I primi anni novanta dei Cure nascono sotto il segno di un disco tanto discusso quanto fortunato, e per molti versi di svolta, come "Wish". Chitarre al potere come non era mai accaduto, un groove di autentico spirito rock, e atmosfere non più cupe ma di più ampio respiro, con una strizzatina d'occhio a un certo suono spensierato (vedi "Friday i'm in love").

La formazione, dopo l'ennesimo ritocco (Bamonte al posto di O'Donnel) attraversa uno stato di grazia sia compositivo, sia di affiatamento sul palco. Gli storici Smith e Gallup possono contare sulle chitarre guizzanti di Porl Thompson, uno che di rock se ne intende, sul grandioso drumming di Boris Williams, senza dubbio il miglior batterista che i Cure abbiano avuto, e sul nuovo entrato Bamonte, prezioso jolly che si alterna diligentemente tra chitarre e tastiere. Il "Wish tour" consacra il gruppo alle masse ed è un tripudio di luci, colori, scalette sempre diverse ma tutte di voluta matrice rock-pop, con i brani più gotici sacrificati all'altare dei ricordi. Ne è chiara testimonianza il doppio live "Show", registrato nell'estate del ‘93.

Qualche mese dopo, un po'a sorpresa, esce un altro disco dal vivo, stavolta intitolato "Paris". Si tratta di una registrazione del concerto parigino presso lo Zenith, risalente all'autunno dell'anno prima. La scaletta, breve ma ben studiata, riconsegna ai devoti fan l'immagine del gruppo a loro più cara, che sembrava essere stata messa in discussione: quella dei Cure alfieri di una musica ora cupa, ora nervosa, ora più dolce ed orecchiabile, ma sempre incredibilmente romantica ed emozionale. Basti pensare che i primi venti minuti di concerto sono affidati alla gloria di "The Figurehead", "One Hundred Years", e "At Night": tre maestosi affreschi gotici che nella dimensione live escono allo scoperto sprigionando al meglio la loro tenebrosa solennità; da ricordare gli incastri inquietanti delle chitarre delle due "pornographers" e  le tastiere monumentali della traccia di "Seventeen Seconds", quest'ultima assai di rado proposta dal vivo.
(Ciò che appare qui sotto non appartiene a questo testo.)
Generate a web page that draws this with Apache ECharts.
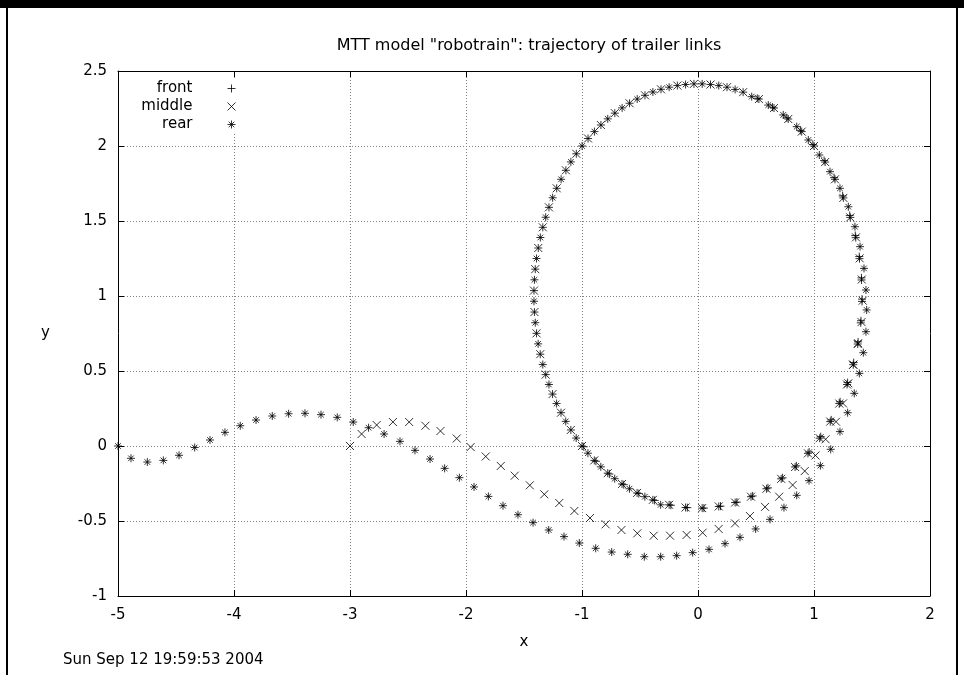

La successiva "Play for Today" arricchisce lo scenario con momenti di pura epicità, con il pubblico che canta a pieni polmoni sulla caratteristica linea melodica; un'euforia presto interrotta da un nuovo capolavoro d'atmosfera quale la recente"Apart", l'unico estratto di "Wish" in grado di competere con l'oscura magnificenza dei brani precedenti.

"In Your House" fa da ideale spartiacque tra un primo lato decisamente cupo ed un secondo che sarà d'impronta più pop, di gran classe beninteso. Si susseguono nell'ordine singoli-gioiellino come"Lovesong", "Catch", "A Letter to Elise", e un gradito intermezzo che non ti aspetti come la stralunata "Dressing Up", peraltro ottimamente eseguita; fino ad arrivare alla stupenda "Charlotte Sometimes", la curesong per eccellenza, misteriosa e romantica, con le tastiere ancor più in evidenza che su disco e un cantato di Smith molto sentito, quasi drammatico. La performance si chiude con le geometrie della leggera "Close to Me", e il "merci"di commiato da parte di Smith  che manda tutti a casa felici e contenti.  
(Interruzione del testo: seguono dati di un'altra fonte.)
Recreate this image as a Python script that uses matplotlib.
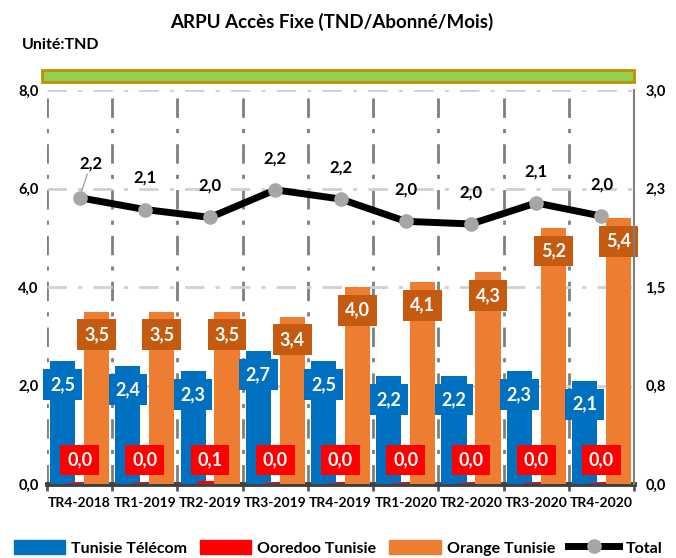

Passati oramai diciassette anni da quell'evento, perché quest'omaggio a "Paris", un album live di un gruppo che di album, tra ufficiali e non, ne conta alcune decine? La discografia a livello di bootlegs, poi, è praticamente senza numero. Beh, forse perché in "Paris" più che non mai troviamo l'essenza, il miglior concentrato di ciò che lo Smith-pensiero ha saputo esprimere per poi farsi adorare. Rock, pop, gothic, decadentismo, psichedelia, in una parola, i Cure e il loro pantheon di emozioni, quella sera tutte magistralmente di scena e catturate su disco. Con buona pace, ahimè, di chi quella sera non era tra i fortunati dello Zenith.